--- The data ---
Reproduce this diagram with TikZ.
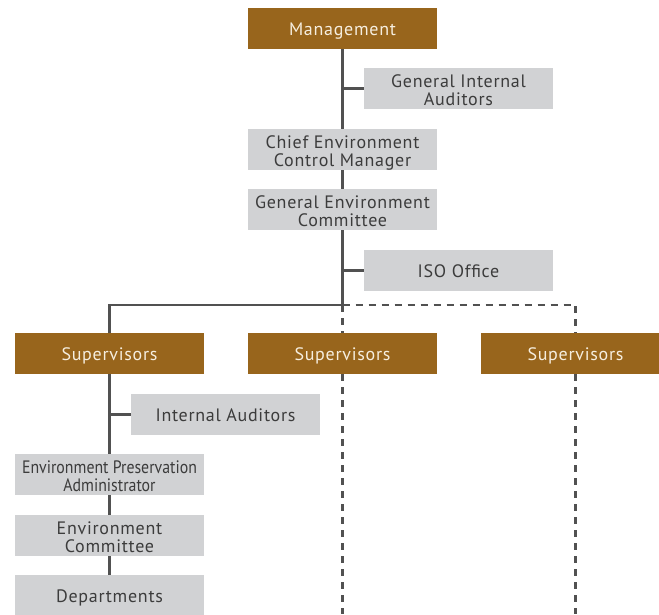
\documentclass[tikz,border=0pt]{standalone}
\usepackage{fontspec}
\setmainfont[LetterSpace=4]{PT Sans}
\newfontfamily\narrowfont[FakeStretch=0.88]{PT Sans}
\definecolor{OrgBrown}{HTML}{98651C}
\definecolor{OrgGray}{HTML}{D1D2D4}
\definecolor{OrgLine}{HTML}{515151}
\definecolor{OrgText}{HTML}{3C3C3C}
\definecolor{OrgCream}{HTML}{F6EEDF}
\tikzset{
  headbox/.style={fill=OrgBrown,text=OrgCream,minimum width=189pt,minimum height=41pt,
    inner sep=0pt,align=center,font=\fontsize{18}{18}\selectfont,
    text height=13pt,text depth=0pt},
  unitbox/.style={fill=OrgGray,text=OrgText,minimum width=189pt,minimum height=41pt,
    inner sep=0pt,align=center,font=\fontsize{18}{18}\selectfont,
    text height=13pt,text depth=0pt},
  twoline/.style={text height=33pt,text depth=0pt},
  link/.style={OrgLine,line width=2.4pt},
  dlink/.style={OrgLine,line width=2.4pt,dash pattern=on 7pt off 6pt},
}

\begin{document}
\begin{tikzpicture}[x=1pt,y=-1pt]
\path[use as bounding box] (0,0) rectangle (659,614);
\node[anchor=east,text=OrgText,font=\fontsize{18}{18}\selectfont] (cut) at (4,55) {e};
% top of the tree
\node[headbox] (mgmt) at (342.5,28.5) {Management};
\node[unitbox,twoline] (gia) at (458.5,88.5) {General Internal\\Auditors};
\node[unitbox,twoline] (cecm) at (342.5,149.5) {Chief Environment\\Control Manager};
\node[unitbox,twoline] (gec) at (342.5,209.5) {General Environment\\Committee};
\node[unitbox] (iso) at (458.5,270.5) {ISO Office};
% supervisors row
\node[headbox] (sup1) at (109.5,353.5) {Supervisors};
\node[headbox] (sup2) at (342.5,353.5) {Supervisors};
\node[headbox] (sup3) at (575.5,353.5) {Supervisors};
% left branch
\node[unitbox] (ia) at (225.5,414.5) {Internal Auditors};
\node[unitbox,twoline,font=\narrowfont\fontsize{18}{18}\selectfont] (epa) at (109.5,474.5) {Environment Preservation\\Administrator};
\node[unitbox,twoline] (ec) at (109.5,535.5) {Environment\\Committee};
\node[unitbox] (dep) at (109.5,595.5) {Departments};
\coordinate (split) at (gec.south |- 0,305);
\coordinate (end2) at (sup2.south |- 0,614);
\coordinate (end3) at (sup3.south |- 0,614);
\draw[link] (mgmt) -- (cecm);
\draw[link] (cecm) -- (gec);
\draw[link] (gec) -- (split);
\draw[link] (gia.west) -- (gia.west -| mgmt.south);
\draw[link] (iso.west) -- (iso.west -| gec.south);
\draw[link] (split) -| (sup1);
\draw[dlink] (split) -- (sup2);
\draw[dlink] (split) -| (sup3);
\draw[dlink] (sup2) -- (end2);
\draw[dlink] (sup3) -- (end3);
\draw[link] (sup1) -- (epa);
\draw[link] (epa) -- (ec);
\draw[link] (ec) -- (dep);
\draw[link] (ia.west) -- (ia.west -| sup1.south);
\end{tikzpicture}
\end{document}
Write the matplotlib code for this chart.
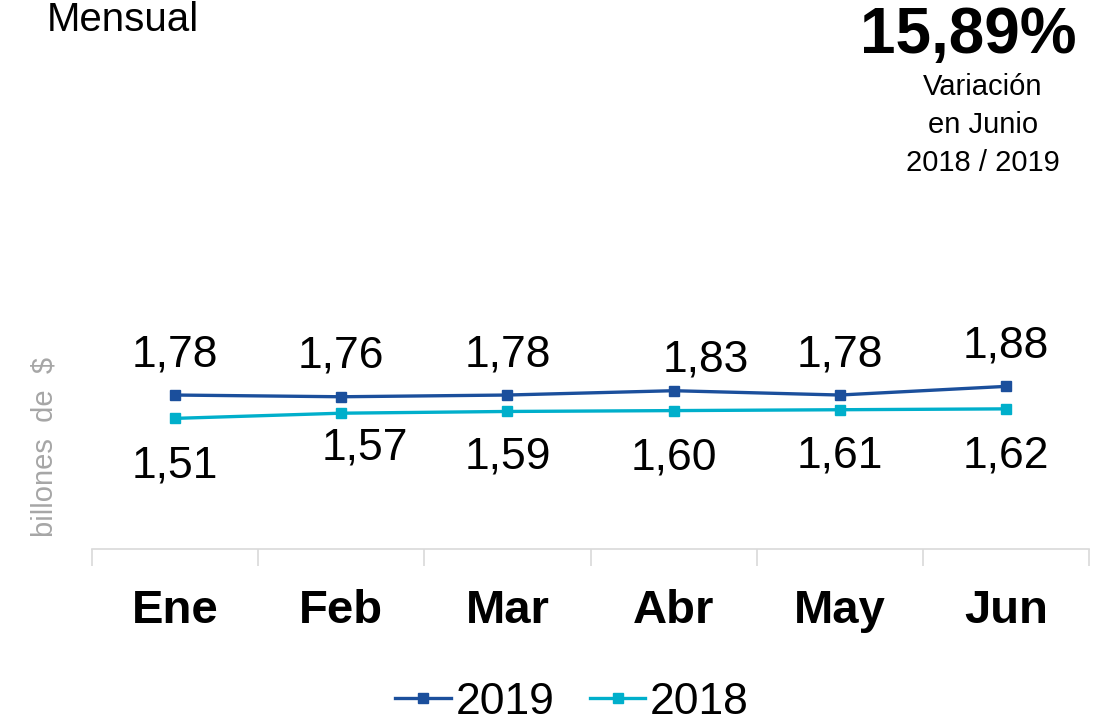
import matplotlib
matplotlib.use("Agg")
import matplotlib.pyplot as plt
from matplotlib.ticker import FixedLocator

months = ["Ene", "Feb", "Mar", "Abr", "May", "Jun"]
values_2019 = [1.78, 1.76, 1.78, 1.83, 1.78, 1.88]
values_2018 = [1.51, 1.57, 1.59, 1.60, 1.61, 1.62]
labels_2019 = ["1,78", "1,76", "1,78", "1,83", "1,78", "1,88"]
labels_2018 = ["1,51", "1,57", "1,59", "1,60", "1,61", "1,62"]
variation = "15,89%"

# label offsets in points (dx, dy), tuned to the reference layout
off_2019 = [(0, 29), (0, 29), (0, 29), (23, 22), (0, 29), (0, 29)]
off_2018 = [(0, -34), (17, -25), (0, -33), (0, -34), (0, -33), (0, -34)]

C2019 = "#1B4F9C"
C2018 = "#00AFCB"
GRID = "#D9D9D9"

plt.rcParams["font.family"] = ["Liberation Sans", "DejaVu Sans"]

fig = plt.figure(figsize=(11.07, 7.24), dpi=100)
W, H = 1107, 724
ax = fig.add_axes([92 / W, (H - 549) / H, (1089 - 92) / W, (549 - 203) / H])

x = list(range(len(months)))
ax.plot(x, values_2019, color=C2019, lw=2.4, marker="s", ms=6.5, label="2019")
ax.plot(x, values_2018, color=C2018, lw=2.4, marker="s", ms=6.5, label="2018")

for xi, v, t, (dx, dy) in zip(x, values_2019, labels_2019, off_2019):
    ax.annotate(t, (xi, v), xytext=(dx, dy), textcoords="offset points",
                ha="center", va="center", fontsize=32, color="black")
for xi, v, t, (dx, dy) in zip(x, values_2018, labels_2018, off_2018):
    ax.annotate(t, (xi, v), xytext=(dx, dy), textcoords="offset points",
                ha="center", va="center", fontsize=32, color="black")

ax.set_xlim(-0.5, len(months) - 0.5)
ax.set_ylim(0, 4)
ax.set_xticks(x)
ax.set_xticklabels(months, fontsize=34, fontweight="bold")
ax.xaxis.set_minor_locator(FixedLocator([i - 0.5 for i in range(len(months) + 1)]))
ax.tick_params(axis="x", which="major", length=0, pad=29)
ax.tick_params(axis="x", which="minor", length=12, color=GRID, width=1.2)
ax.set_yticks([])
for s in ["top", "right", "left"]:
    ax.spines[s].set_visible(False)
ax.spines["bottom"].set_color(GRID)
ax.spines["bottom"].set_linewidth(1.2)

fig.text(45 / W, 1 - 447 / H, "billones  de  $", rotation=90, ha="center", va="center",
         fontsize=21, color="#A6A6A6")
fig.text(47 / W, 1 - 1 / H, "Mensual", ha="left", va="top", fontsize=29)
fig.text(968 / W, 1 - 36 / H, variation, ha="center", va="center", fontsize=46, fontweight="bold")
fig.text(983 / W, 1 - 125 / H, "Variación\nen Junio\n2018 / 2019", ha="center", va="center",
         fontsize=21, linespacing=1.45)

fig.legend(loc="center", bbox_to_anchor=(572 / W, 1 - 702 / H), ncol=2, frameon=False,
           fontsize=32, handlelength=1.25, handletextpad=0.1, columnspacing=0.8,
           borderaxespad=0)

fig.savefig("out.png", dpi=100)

--- What to produce ---
Take the data above and repeat it exactly, leaving each picture out.

--- Result of this exercise ---
Reproduce this diagram with TikZ.
\documentclass[tikz,border=0pt]{standalone}
\usepackage{fontspec}
\setmainfont[LetterSpace=4]{PT Sans}
\newfontfamily\narrowfont[FakeStretch=0.88]{PT Sans}
\definecolor{OrgBrown}{HTML}{98651C}
\definecolor{OrgGray}{HTML}{D1D2D4}
\definecolor{OrgLine}{HTML}{515151}
\definecolor{OrgText}{HTML}{3C3C3C}
\definecolor{OrgCream}{HTML}{F6EEDF}
\tikzset{
  headbox/.style={fill=OrgBrown,text=OrgCream,minimum width=189pt,minimum height=41pt,
    inner sep=0pt,align=center,font=\fontsize{18}{18}\selectfont,
    text height=13pt,text depth=0pt},
  unitbox/.style={fill=OrgGray,text=OrgText,minimum width=189pt,minimum height=41pt,
    inner sep=0pt,align=center,font=\fontsize{18}{18}\selectfont,
    text height=13pt,text depth=0pt},
  twoline/.style={text height=33pt,text depth=0pt},
  link/.style={OrgLine,line width=2.4pt},
  dlink/.style={OrgLine,line width=2.4pt,dash pattern=on 7pt off 6pt},
}

\begin{document}
\begin{tikzpicture}[x=1pt,y=-1pt]
\path[use as bounding box] (0,0) rectangle (659,614);
\node[anchor=east,text=OrgText,font=\fontsize{18}{18}\selectfont] (cut) at (4,55) {e};
% top of the tree
\node[headbox] (mgmt) at (342.5,28.5) {Management};
\node[unitbox,twoline] (gia) at (458.5,88.5) {General Internal\\Auditors};
\node[unitbox,twoline] (cecm) at (342.5,149.5) {Chief Environment\\Control Manager};
\node[unitbox,twoline] (gec) at (342.5,209.5) {General Environment\\Committee};
\node[unitbox] (iso) at (458.5,270.5) {ISO Office};
% supervisors row
\node[headbox] (sup1) at (109.5,353.5) {Supervisors};
\node[headbox] (sup2) at (342.5,353.5) {Supervisors};
\node[headbox] (sup3) at (575.5,353.5) {Supervisors};
% left branch
\node[unitbox] (ia) at (225.5,414.5) {Internal Auditors};
\node[unitbox,twoline,font=\narrowfont\fontsize{18}{18}\selectfont] (epa) at (109.5,474.5) {Environment Preservation\\Administrator};
\node[unitbox,twoline] (ec) at (109.5,535.5) {Environment\\Committee};
\node[unitbox] (dep) at (109.5,595.5) {Departments};
\coordinate (split) at (gec.south |- 0,305);
\coordinate (end2) at (sup2.south |- 0,614);
\coordinate (end3) at (sup3.south |- 0,614);
\draw[link] (mgmt) -- (cecm);
\draw[link] (cecm) -- (gec);
\draw[link] (gec) -- (split);
\draw[link] (gia.west) -- (gia.west -| mgmt.south);
\draw[link] (iso.west) -- (iso.west -| gec.south);
\draw[link] (split) -| (sup1);
\draw[dlink] (split) -- (sup2);
\draw[dlink] (split) -| (sup3);
\draw[dlink] (sup2) -- (end2);
\draw[dlink] (sup3) -- (end3);
\draw[link] (sup1) -- (epa);
\draw[link] (epa) -- (ec);
\draw[link] (ec) -- (dep);
\draw[link] (ia.west) -- (ia.west -| sup1.south);
\end{tikzpicture}
\end{document}
Write the matplotlib code for this chart.
import matplotlib
matplotlib.use("Agg")
import matplotlib.pyplot as plt
from matplotlib.ticker import FixedLocator

months = ["Ene", "Feb", "Mar", "Abr", "May", "Jun"]
values_2019 = [1.78, 1.76, 1.78, 1.83, 1.78, 1.88]
values_2018 = [1.51, 1.57, 1.59, 1.60, 1.61, 1.62]
labels_2019 = ["1,78", "1,76", "1,78", "1,83", "1,78", "1,88"]
labels_2018 = ["1,51", "1,57", "1,59", "1,60", "1,61", "1,62"]
variation = "15,89%"

# label offsets in points (dx, dy), tuned to the reference layout
off_2019 = [(0, 29), (0, 29), (0, 29), (23, 22), (0, 29), (0, 29)]
off_2018 = [(0, -34), (17, -25), (0, -33), (0, -34), (0, -33), (0, -34)]

C2019 = "#1B4F9C"
C2018 = "#00AFCB"
GRID = "#D9D9D9"

plt.rcParams["font.family"] = ["Liberation Sans", "DejaVu Sans"]

fig = plt.figure(figsize=(11.07, 7.24), dpi=100)
W, H = 1107, 724
ax = fig.add_axes([92 / W, (H - 549) / H, (1089 - 92) / W, (549 - 203) / H])

x = list(range(len(months)))
ax.plot(x, values_2019, color=C2019, lw=2.4, marker="s", ms=6.5, label="2019")
ax.plot(x, values_2018, color=C2018, lw=2.4, marker="s", ms=6.5, label="2018")

for xi, v, t, (dx, dy) in zip(x, values_2019, labels_2019, off_2019):
    ax.annotate(t, (xi, v), xytext=(dx, dy), textcoords="offset points",
                ha="center", va="center", fontsize=32, color="black")
for xi, v, t, (dx, dy) in zip(x, values_2018, labels_2018, off_2018):
    ax.annotate(t, (xi, v), xytext=(dx, dy), textcoords="offset points",
                ha="center", va="center", fontsize=32, color="black")

ax.set_xlim(-0.5, len(months) - 0.5)
ax.set_ylim(0, 4)
ax.set_xticks(x)
ax.set_xticklabels(months, fontsize=34, fontweight="bold")
ax.xaxis.set_minor_locator(FixedLocator([i - 0.5 for i in range(len(months) + 1)]))
ax.tick_params(axis="x", which="major", length=0, pad=29)
ax.tick_params(axis="x", which="minor", length=12, color=GRID, width=1.2)
ax.set_yticks([])
for s in ["top", "right", "left"]:
    ax.spines[s].set_visible(False)
ax.spines["bottom"].set_color(GRID)
ax.spines["bottom"].set_linewidth(1.2)

fig.text(45 / W, 1 - 447 / H, "billones  de  $", rotation=90, ha="center", va="center",
         fontsize=21, color="#A6A6A6")
fig.text(47 / W, 1 - 1 / H, "Mensual", ha="left", va="top", fontsize=29)
fig.text(968 / W, 1 - 36 / H, variation, ha="center", va="center", fontsize=46, fontweight="bold")
fig.text(983 / W, 1 - 125 / H, "Variación\nen Junio\n2018 / 2019", ha="center", va="center",
         fontsize=21, linespacing=1.45)

fig.legend(loc="center", bbox_to_anchor=(572 / W, 1 - 702 / H), ncol=2, frameon=False,
           fontsize=32, handlelength=1.25, handletextpad=0.1, columnspacing=0.8,
           borderaxespad=0)

fig.savefig("out.png", dpi=100)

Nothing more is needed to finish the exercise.